Ayant travaillé dans des industries textile, je constate effectivement que, pour l'intérieur comme l'extérieur, on est sur de l'innovation de nouvelles matières, durables, résistantes. C'est un champ d'opportunité dans l'habitat, pour apporter une nouvelle proposition de valeurs, aux prescripteurs et par ricochets au client final. On sent que cette mutation concerne beaucoup de marchés, avec une vraie volonté d'innover; un design au service d'usages, de matières, produites à partir de matières recyclées ou recyclables.
La question de la seconde main sera présente sur le salon sur des stands (avec De Bon Goût) et dans le programme des talks. Un nouveau champ de développement ?

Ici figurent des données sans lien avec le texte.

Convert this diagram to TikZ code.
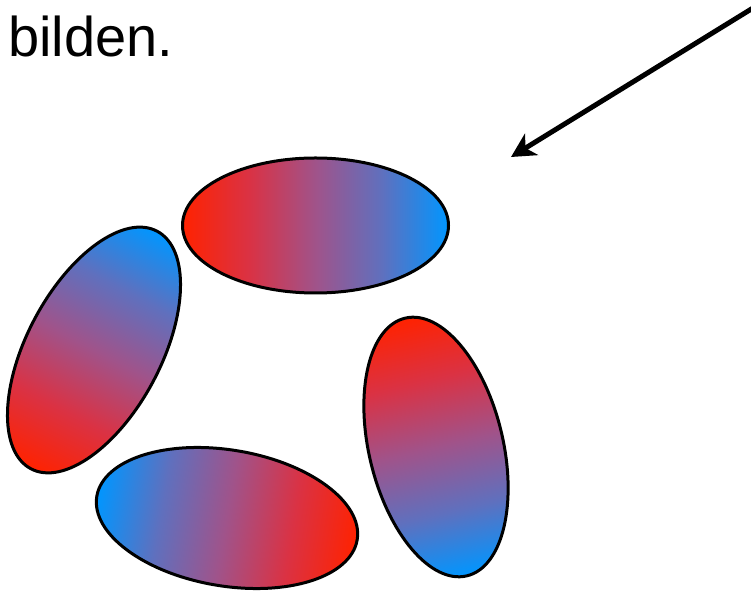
\documentclass[tikz,border=0pt]{standalone}
\usepackage{fontspec}
\setmainfont{Liberation Sans}
\usetikzlibrary{arrows.meta}
\definecolor{ered}{RGB}{255,34,0}
\definecolor{eredmid}{RGB}{218,50,68}
\definecolor{emid}{RGB}{160,83,138}
\definecolor{ebluemid}{RGB}{95,112,190}
\definecolor{eblue}{RGB}{0,150,255}
\pgfdeclarehorizontalshading{redblue}{100bp}{color(0bp)=(ered); color(25bp)=(ered); color(37.5bp)=(eredmid); color(50bp)=(emid); color(62.5bp)=(ebluemid); color(75bp)=(eblue); color(100bp)=(eblue)}
\pgfdeclarehorizontalshading{bluered}{100bp}{color(0bp)=(eblue); color(25bp)=(eblue); color(37.5bp)=(ebluemid); color(50bp)=(emid); color(62.5bp)=(eredmid); color(75bp)=(ered); color(100bp)=(ered)}
\tikzset{
  blob/.style={draw=black, line width=3pt},
  pointer/.style={line width=5pt, -{Stealth[length=24pt, width=25pt, inset=7pt]}},
}
\begin{document}
\begin{tikzpicture}[x=1pt,y=1pt]
\useasboundingbox (0,0) rectangle (751,591);
% text
\node[anchor=base west, inner sep=0pt, font=\fontsize{56}{60}\selectfont] (txt) at (8,534) {bilden.};
% arrow
\coordinate (s) at (753,583);
\coordinate (t) at (511,434);
\draw[pointer] (s) -- (t);
% top ellipse
\begin{scope}[transform canvas={shift={(315.5,365.5)}}]
  \shade[blob, shading=redblue] (0,0) ellipse (133 and 67.5);
\end{scope}
% left ellipse
\begin{scope}[transform canvas={shift={(94,241)}, rotate=62}]
  \shade[blob, shading=redblue] (0,0) ellipse (134.5 and 67);
\end{scope}
% bottom ellipse
\begin{scope}[transform canvas={shift={(227,73)}, rotate=-9.5}]
  \shade[blob, shading=bluered] (0,0) ellipse (132 and 68);
\end{scope}
% right ellipse
\begin{scope}[transform canvas={shift={(436,144)}, rotate=103.5}]
  \shade[blob, shading=bluered] (0,0) ellipse (132.5 and 67);
\end{scope}
\end{tikzpicture}
\end{document}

Nous sommes en très forte observation, car aujourd'hui plus qu'une tendance, la seconde main est un état de fait. Ce marché est en pleine construction, même si certains acteurs cherchent encore des modèles économiques. Il ne faut pas en avoir peur mais savoir l'intégrer dans son projet de prescripteur et/ ou de retailer. C'est une question de dosage, d'équilibre. Ce qui est certain, c'est que le client final; qu'il soit propriétaire d'une résidence privée, d'un établissement, espace d'accueil, attend de pouvoir mixer dans ses achats de la première main et de la seconde main. Ce n'est pas seulement une question de prix, mais aussi un rapport à l' histoire, un lien avec le temps, le vintage au sens très noble du terme. Certains prescripteurs parlent de produits "chargés de vie", dans une idée de transmission. Dans cette période où l'on parle beaucoup de storytelling, la seconde main permet de transmettre des valeurs d'authenticité, de sincérité.
Pour ses trente ans, le salon se veut donc un reflet de la créativité du marché ?

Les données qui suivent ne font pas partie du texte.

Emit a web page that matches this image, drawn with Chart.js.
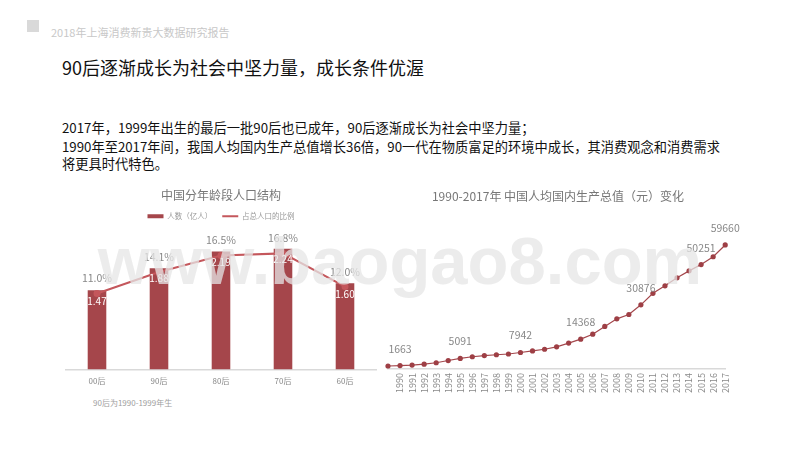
<!DOCTYPE html>
<html>
<head>
<meta charset="utf-8">
<script src="https://cdn.jsdelivr.net/npm/chart.js@4.4.1/dist/chart.umd.min.js"></script>
<style>
  body { margin: 0; width: 800px; height: 450px; background: #fff; position: relative; overflow: hidden;
         font-family: "Noto Sans CJK SC", "Noto Sans", sans-serif; }
  .abs { position: absolute; white-space: nowrap; }
  .box { position: absolute; }
</style>
</head>
<body>
<div class="abs" style="left:27px;top:20px;width:12px;height:12px;background:#d9d9d9"></div>
<div class="abs" style="left:51px;top:24px;font-size:11px;line-height:16px;color:#c8c8c8">2018年上海消费新贵大数据研究报告</div>
<div class="abs" style="left:62px;top:55px;font-size:18px;line-height:24px;color:#111">90后逐渐成长为社会中坚力量，成长条件优渥</div>
<div class="abs" style="left:62px;top:119px;font-size:13.25px;line-height:18px;color:#111">2017年，1999年出生的最后一批90后也已成年，90后逐渐成长为社会中坚力量；</div>
<div class="abs" style="left:62px;top:138px;font-size:13.25px;line-height:18px;color:#111">1990年至2017年间，我国人均国内生产总值增长36倍，90一代在物质富足的环境中成长，其消费观念和消费需求</div>
<div class="abs" style="left:62px;top:155px;font-size:13.25px;line-height:18px;color:#111">将更具时代特色。</div>

<div class="box" style="left:60px;top:185px;width:322px;height:208px"><canvas id="ageChart"></canvas></div>
<div class="abs" style="left:93px;top:397px;font-size:8px;line-height:12px;color:#a0a0a0">90后为1990-1999年生</div>
<div class="box" style="left:380px;top:185px;width:360px;height:212px"><canvas id="gdpChart"></canvas></div>

<div class="abs" style="left:0;width:800px;top:228px;text-align:center;font-family:'Liberation Sans',Arial,sans-serif;font-weight:bold;font-size:67px;line-height:66px;color:rgba(230,230,230,0.75);pointer-events:none">www.baogao8.com</div>

<script>
// age structure chart
const ageGroups = ['00后', '90后', '80后', '70后', '60后'];
const population = [1.47, 1.88, 2.19, 2.24, 1.60];      // 人数（亿人）
const populationShare = [11.0, 14.1, 16.5, 16.8, 12.0]; // 占总人口的比例 %

// GDP per capita chart (first point has no year label in the original)
const years = ['', '1990', '1991', '1992', '1993', '1994', '1995', '1996', '1997', '1998', '1999',
    '2000', '2001', '2002', '2003', '2004', '2005', '2006', '2007', '2008', '2009',
    '2010', '2011', '2012', '2013', '2014', '2015', '2016', '2017'];
const gdpPerCapita = [1450, 1663, 1912, 2334, 3027, 4081, 5091, 5898, 6481, 6860, 7229,
    7942, 8717, 9506, 10666, 12487, 14368, 16738, 20505, 24121, 26222,
    30876, 36403, 40007, 43852, 47203, 50251, 53980, 59660];
const gdpLabelled = ['1990', '1995', '2000', '2005', '2010', '2015', '2017'];

Chart.defaults.font.family = '"Noto Sans CJK SC", "Noto Sans", sans-serif';
Chart.defaults.animation = false;

// draws text next to each point / bar, settings given per dataset index
const valueLabels = {
    id: 'valueLabels',
    afterDatasetsDraw(chart, args, opts) {
        const ctx = chart.ctx;
        (opts.items || []).forEach(item => {
            const meta = chart.getDatasetMeta(item.dataset);
            meta.data.forEach((el, i) => {
                const text = item.format(chart.data.datasets[item.dataset].data[i], i);
                if (!text) return;
                ctx.save();
                ctx.font = item.font;
                ctx.fillStyle = item.color;
                ctx.textAlign = 'center';
                ctx.textBaseline = 'middle';
                ctx.fillText(text, el.x, el.y + item.dy);
                ctx.restore();
            });
        });
    }
};

new Chart(document.getElementById('ageChart'), {
    type: 'bar',
    data: {
        labels: ageGroups,
        datasets: [{
            label: '人数（亿人）',
            data: population,
            backgroundColor: '#a5464b',
            borderWidth: 0,
            barPercentage: 0.3,
            categoryPercentage: 1,
            yAxisID: 'y',
            order: 1
        }, {
            type: 'line',
            label: '占总人口的比例',
            data: populationShare,
            borderColor: '#c4575c',
            backgroundColor: '#c4575c',
            borderWidth: 2,
            pointRadius: 2.5,
            pointBackgroundColor: '#c4575c',
            yAxisID: 'y1',
            order: 0
        }]
    },
    options: {
        responsive: true,
        maintainAspectRatio: false,
        layout: { padding: { left: 4, right: 4, top: 0, bottom: 0 } },
        plugins: {
            title: {
                display: true,
                text: '中国分年龄段人口结构',
                color: '#777',
                font: { size: 12, weight: 'normal' },
                padding: { top: 3, bottom: 0 }
            },
            legend: {
                display: true,
                labels: {
                    color: '#999',
                    font: { size: 7.5 },
                    usePointStyle: true,
                    pointStyleWidth: 16,
                    boxWidth: 16,
                    boxHeight: 4,
                    padding: 10,
                    sort: (a, b) => a.datasetIndex - b.datasetIndex,
                    generateLabels: chart => Chart.defaults.plugins.legend.labels.generateLabels(chart).map(l => ({
                        ...l,
                        pointStyle: l.datasetIndex === 0 ? 'rect' : 'line',
                        lineWidth: l.datasetIndex === 0 ? 0 : 2
                    }))
                }
            },
            tooltip: { enabled: false },
            valueLabels: {
                items: [
                    { dataset: 0, dy: 10.5, font: '10px "Noto Sans CJK SC"', color: '#fff', format: v => v.toFixed(2) },
                    { dataset: 1, dy: -15, font: '10.5px "Noto Sans CJK SC"', color: '#888', format: v => v.toFixed(1) + '%' }
                ]
            }
        },
        scales: {
            x: {
                grid: { display: false, drawTicks: false },
                border: { color: '#d9d9d9', width: 1.5 },
                ticks: { color: '#888', font: { size: 8 }, padding: 7 }
            },
            y: { display: false, min: 0, max: 2.59 },
            y1: { display: false, min: 0, max: 20.2 }
        }
    },
    plugins: [valueLabels]
});

new Chart(document.getElementById('gdpChart'), {
    type: 'line',
    data: {
        labels: years,
        datasets: [{
            label: '人均国内生产总值（元）',
            data: gdpPerCapita,
            borderColor: '#a4474c',
            backgroundColor: '#9e3f45',
            borderWidth: 1.2,
            pointRadius: 2.6,
            pointBackgroundColor: '#9e3f45',
            pointBorderWidth: 0
        }]
    },
    options: {
        responsive: true,
        maintainAspectRatio: false,
        layout: { padding: { left: 8, right: 12, top: 0, bottom: 0 } },
        plugins: {
            title: {
                display: true,
                text: '1990-2017年 中国人均国内生产总值（元）变化',
                color: '#777',
                font: { size: 12, weight: 'normal' },
                padding: { top: 4, bottom: 8 }
            },
            legend: { display: false },
            tooltip: { enabled: false },
            valueLabels: {
                items: [
                    { dataset: 0, dy: -17, font: '10.5px "Noto Sans CJK SC"', color: '#888',
                      format: (v, i) => gdpLabelled.includes(years[i]) ? String(v) : '' }
                ]
            }
        },
        scales: {
            x: {
                offset: false,
                grid: { display: false, drawTicks: false },
                border: { color: '#d9d9d9', width: 1.5 },
                ticks: { color: '#888', font: { size: 9 }, padding: 4, minRotation: 90, maxRotation: 90, autoSkip: false }
            },
            y: { display: false, min: 0, max: 75800 }
        }
    },
    plugins: [valueLabels]
});
</script>
</body>
</html>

Depuis 30 ans, notre mission est d'être un amplificateur de business pour les professionnels du design et de la décoration. Le salon se veut avant tout être l'expression de la scène créative française et internationale. Je pense vraiment que c'est de l'hybridation des communautés, du collectif, que naît aussi une nouvelle forme de créativité. Et c'est aussi ces nouvelles hybridations que Maison & Objet doit refléter.